Required task
Reproduce the data below in full and exclude every picture.

Given data

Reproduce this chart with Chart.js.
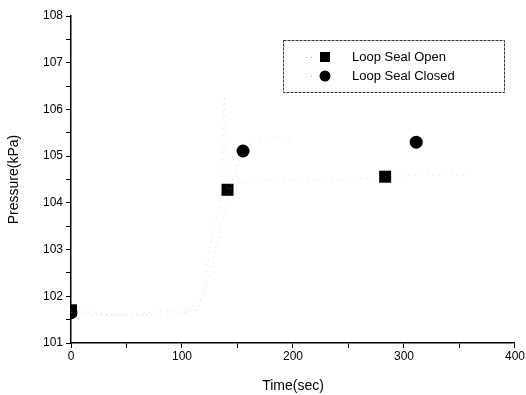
<!DOCTYPE html>
<html>
<head>
<meta charset="utf-8">
<script src="https://cdn.jsdelivr.net/npm/chart.js@4/dist/chart.umd.min.js"></script>
<style>
  html, body { margin: 0; padding: 0; background: #fff; }
  #wrap { width: 526px; height: 395px; }
</style>
</head>
<body>
<div id="wrap"><canvas id="chart"></canvas></div>
<script>
'use strict';

// faint measured traces
const openTraceTime = [0, 20, 40, 60, 80, 100, 115, 120, 125, 130, 135, 138, 141, 150, 170, 200, 250, 283, 320, 360];
const openTracePressure = [101.7, 101.65, 101.6, 101.6, 101.7, 101.65, 101.7, 102.3, 103.0, 103.6, 104.0, 106.3, 104.28, 104.4, 104.5, 104.5, 104.5, 104.56, 104.6, 104.6];
const closedTraceTime = [0, 30, 60, 100, 120, 130, 140, 148, 155, 165, 180, 200];
const closedTracePressure = [101.65, 101.6, 101.6, 101.6, 102.0, 103.0, 104.0, 104.7, 105.11, 105.3, 105.4, 105.35];

// symbol markers
const openMarkTime = [0, 141, 283];
const openMarkPressure = [101.7, 104.28, 104.56];
const closedMarkTime = [0, 155, 311];
const closedMarkPressure = [101.65, 105.11, 105.3];

const seriesNames = ['Loop Seal Open', 'Loop Seal Closed'];
const yTicks = [101, 102, 103, 104, 105, 106, 107, 108];
const xTicks = [0, 100, 200, 300, 400];

const FONT = '"Liberation Sans", Arial, sans-serif';
const toXY = (xs, ys) => xs.map((x, i) => ({ x: x, y: ys[i] }));

// markers at the frame edge are cut by the plot area
const clipToArea = {
    id: 'clipToArea',
    beforeDatasetDraw(chart) {
        const a = chart.chartArea;
        chart.ctx.save();
        chart.ctx.beginPath();
        chart.ctx.rect(a.left, a.top, a.right - a.left, a.bottom - a.top);
        chart.ctx.clip();
    },
    afterDatasetDraw(chart) {
        chart.ctx.restore();
    }
};

const legendBox = {
    id: 'legendBox',
    afterDraw(chart) {
        const ctx = chart.ctx;
        ctx.save();
        ctx.strokeStyle = '#333';
        ctx.lineWidth = 1;
        ctx.setLineDash([3, 1]);
        ctx.strokeRect(283.5, 40.5, 221, 52);
        ctx.setLineDash([]);
        ctx.fillStyle = '#000';
        ctx.font = '13px ' + FONT;
        ctx.textBaseline = 'middle';
        // row 1: square
        ctx.fillRect(320, 52, 10, 10);
        ctx.fillText(seriesNames[0], 352, 57);
        // row 2: circle
        ctx.beginPath();
        ctx.arc(325, 76, 5.5, 0, Math.PI * 2);
        ctx.fill();
        ctx.fillText(seriesNames[1], 352, 76);
        // faint dotted lead-ins
        ctx.fillStyle = '#aaa';
        [306, 311].forEach((x) => ctx.fillRect(x, 57, 1, 1));
        ctx.fillRect(311, 76, 1, 1);
        ctx.restore();
    }
};

const chart = new Chart(document.getElementById('chart'), {
    type: 'scatter',
    data: {
        datasets: [
            {
                label: seriesNames[0] + ' trace',
                data: toXY(openTraceTime, openTracePressure),
                showLine: true,
                borderColor: 'rgba(160,160,160,0.4)',
                borderWidth: 1,
                borderDash: [1, 5],
                pointRadius: 0
            },
            {
                label: seriesNames[1] + ' trace',
                data: toXY(closedTraceTime, closedTracePressure),
                showLine: true,
                borderColor: 'rgba(160,160,160,0.4)',
                borderWidth: 1,
                borderDash: [1, 4],
                pointRadius: 0
            },
            {
                label: seriesNames[0],
                data: toXY(openMarkTime, openMarkPressure),
                pointStyle: 'rect',
                pointRadius: 8.5,
                backgroundColor: '#000',
                borderColor: '#000',
                borderWidth: 0,
                clip: 0
            },
            {
                label: seriesNames[1],
                data: toXY(closedMarkTime, closedMarkPressure),
                pointStyle: 'circle',
                pointRadius: 6.5,
                backgroundColor: '#000',
                borderColor: '#000',
                borderWidth: 0,
                clip: 0
            }
        ]
    },
    options: {
        responsive: true,
        maintainAspectRatio: false,
        animation: false,
        layout: { padding: { top: 16, right: 10, left: 0, bottom: 0 } },
        plugins: {
            legend: { display: false },
            tooltip: { enabled: false }
        },
        scales: {
            x: {
                type: 'linear',
                min: 0,
                max: 400,
                afterBuildTicks: (axis) => {
                    axis.ticks = [0, 50, 100, 150, 200, 250, 300, 350, 400].map((v) => ({ value: v }));
                },
                ticks: {
                    color: '#000',
                    font: { family: FONT, size: 12 },
                    padding: 1,
                    maxRotation: 0,
                    callback: (v) => xTicks.includes(v) ? String(v) : ''
                },
                grid: {
                    drawOnChartArea: false,
                    tickLength: 5,
                    color: '#000',
                    tickColor: '#000'
                },
                border: { color: '#000', width: 1.5 },
                title: {
                    display: true,
                    text: 'Time(sec)',
                    color: '#000',
                    font: { family: FONT, size: 14 },
                    padding: { top: 2, bottom: 0 }
                },
                afterFit: (axis) => { axis.height = 52; }
            },
            y: {
                type: 'linear',
                min: 101,
                max: 108,
                afterBuildTicks: (axis) => {
                    const t = [];
                    for (let v = 101; v <= 108; v += 0.5) t.push({ value: v });
                    axis.ticks = t;
                },
                ticks: {
                    color: '#000',
                    font: { family: FONT, size: 12 },
                    padding: 3,
                    callback: (v) => yTicks.includes(v) ? String(v) : ''
                },
                grid: {
                    drawOnChartArea: false,
                    tickLength: 5,
                    color: '#000',
                    tickColor: '#000'
                },
                border: { color: '#000', width: 1.5 },
                title: {
                    display: true,
                    text: 'Pressure(kPa)',
                    color: '#000',
                    font: { family: FONT, size: 14 },
                    padding: { top: 6, bottom: 4 }
                },
                afterFit: (axis) => { axis.width = 71; }
            }
        }
    },
    plugins: [clipToArea, legendBox]
});
</script>
</body>
</html>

Full answer
Reproduce this chart with Chart.js.
<!DOCTYPE html>
<html>
<head>
<meta charset="utf-8">
<script src="https://cdn.jsdelivr.net/npm/chart.js@4/dist/chart.umd.min.js"></script>
<style>
  html, body { margin: 0; padding: 0; background: #fff; }
  #wrap { width: 526px; height: 395px; }
</style>
</head>
<body>
<div id="wrap"><canvas id="chart"></canvas></div>
<script>
'use strict';

// faint measured traces
const openTraceTime = [0, 20, 40, 60, 80, 100, 115, 120, 125, 130, 135, 138, 141, 150, 170, 200, 250, 283, 320, 360];
const openTracePressure = [101.7, 101.65, 101.6, 101.6, 101.7, 101.65, 101.7, 102.3, 103.0, 103.6, 104.0, 106.3, 104.28, 104.4, 104.5, 104.5, 104.5, 104.56, 104.6, 104.6];
const closedTraceTime = [0, 30, 60, 100, 120, 130, 140, 148, 155, 165, 180, 200];
const closedTracePressure = [101.65, 101.6, 101.6, 101.6, 102.0, 103.0, 104.0, 104.7, 105.11, 105.3, 105.4, 105.35];

// symbol markers
const openMarkTime = [0, 141, 283];
const openMarkPressure = [101.7, 104.28, 104.56];
const closedMarkTime = [0, 155, 311];
const closedMarkPressure = [101.65, 105.11, 105.3];

const seriesNames = ['Loop Seal Open', 'Loop Seal Closed'];
const yTicks = [101, 102, 103, 104, 105, 106, 107, 108];
const xTicks = [0, 100, 200, 300, 400];

const FONT = '"Liberation Sans", Arial, sans-serif';
const toXY = (xs, ys) => xs.map((x, i) => ({ x: x, y: ys[i] }));

// markers at the frame edge are cut by the plot area
const clipToArea = {
    id: 'clipToArea',
    beforeDatasetDraw(chart) {
        const a = chart.chartArea;
        chart.ctx.save();
        chart.ctx.beginPath();
        chart.ctx.rect(a.left, a.top, a.right - a.left, a.bottom - a.top);
        chart.ctx.clip();
    },
    afterDatasetDraw(chart) {
        chart.ctx.restore();
    }
};

const legendBox = {
    id: 'legendBox',
    afterDraw(chart) {
        const ctx = chart.ctx;
        ctx.save();
        ctx.strokeStyle = '#333';
        ctx.lineWidth = 1;
        ctx.setLineDash([3, 1]);
        ctx.strokeRect(283.5, 40.5, 221, 52);
        ctx.setLineDash([]);
        ctx.fillStyle = '#000';
        ctx.font = '13px ' + FONT;
        ctx.textBaseline = 'middle';
        // row 1: square
        ctx.fillRect(320, 52, 10, 10);
        ctx.fillText(seriesNames[0], 352, 57);
        // row 2: circle
        ctx.beginPath();
        ctx.arc(325, 76, 5.5, 0, Math.PI * 2);
        ctx.fill();
        ctx.fillText(seriesNames[1], 352, 76);
        // faint dotted lead-ins
        ctx.fillStyle = '#aaa';
        [306, 311].forEach((x) => ctx.fillRect(x, 57, 1, 1));
        ctx.fillRect(311, 76, 1, 1);
        ctx.restore();
    }
};

const chart = new Chart(document.getElementById('chart'), {
    type: 'scatter',
    data: {
        datasets: [
            {
                label: seriesNames[0] + ' trace',
                data: toXY(openTraceTime, openTracePressure),
                showLine: true,
                borderColor: 'rgba(160,160,160,0.4)',
                borderWidth: 1,
                borderDash: [1, 5],
                pointRadius: 0
            },
            {
                label: seriesNames[1] + ' trace',
                data: toXY(closedTraceTime, closedTracePressure),
                showLine: true,
                borderColor: 'rgba(160,160,160,0.4)',
                borderWidth: 1,
                borderDash: [1, 4],
                pointRadius: 0
            },
            {
                label: seriesNames[0],
                data: toXY(openMarkTime, openMarkPressure),
                pointStyle: 'rect',
                pointRadius: 8.5,
                backgroundColor: '#000',
                borderColor: '#000',
                borderWidth: 0,
                clip: 0
            },
            {
                label: seriesNames[1],
                data: toXY(closedMarkTime, closedMarkPressure),
                pointStyle: 'circle',
                pointRadius: 6.5,
                backgroundColor: '#000',
                borderColor: '#000',
                borderWidth: 0,
                clip: 0
            }
        ]
    },
    options: {
        responsive: true,
        maintainAspectRatio: false,
        animation: false,
        layout: { padding: { top: 16, right: 10, left: 0, bottom: 0 } },
        plugins: {
            legend: { display: false },
            tooltip: { enabled: false }
        },
        scales: {
            x: {
                type: 'linear',
                min: 0,
                max: 400,
                afterBuildTicks: (axis) => {
                    axis.ticks = [0, 50, 100, 150, 200, 250, 300, 350, 400].map((v) => ({ value: v }));
                },
                ticks: {
                    color: '#000',
                    font: { family: FONT, size: 12 },
                    padding: 1,
                    maxRotation: 0,
                    callback: (v) => xTicks.includes(v) ? String(v) : ''
                },
                grid: {
                    drawOnChartArea: false,
                    tickLength: 5,
                    color: '#000',
                    tickColor: '#000'
                },
                border: { color: '#000', width: 1.5 },
                title: {
                    display: true,
                    text: 'Time(sec)',
                    color: '#000',
                    font: { family: FONT, size: 14 },
                    padding: { top: 2, bottom: 0 }
                },
                afterFit: (axis) => { axis.height = 52; }
            },
            y: {
                type: 'linear',
                min: 101,
                max: 108,
                afterBuildTicks: (axis) => {
                    const t = [];
                    for (let v = 101; v <= 108; v += 0.5) t.push({ value: v });
                    axis.ticks = t;
                },
                ticks: {
                    color: '#000',
                    font: { family: FONT, size: 12 },
                    padding: 3,
                    callback: (v) => yTicks.includes(v) ? String(v) : ''
                },
                grid: {
                    drawOnChartArea: false,
                    tickLength: 5,
                    color: '#000',
                    tickColor: '#000'
                },
                border: { color: '#000', width: 1.5 },
                title: {
                    display: true,
                    text: 'Pressure(kPa)',
                    color: '#000',
                    font: { family: FONT, size: 14 },
                    padding: { top: 6, bottom: 4 }
                },
                afterFit: (axis) => { axis.width = 71; }
            }
        }
    },
    plugins: [clipToArea, legendBox]
});
</script>
</body>
</html>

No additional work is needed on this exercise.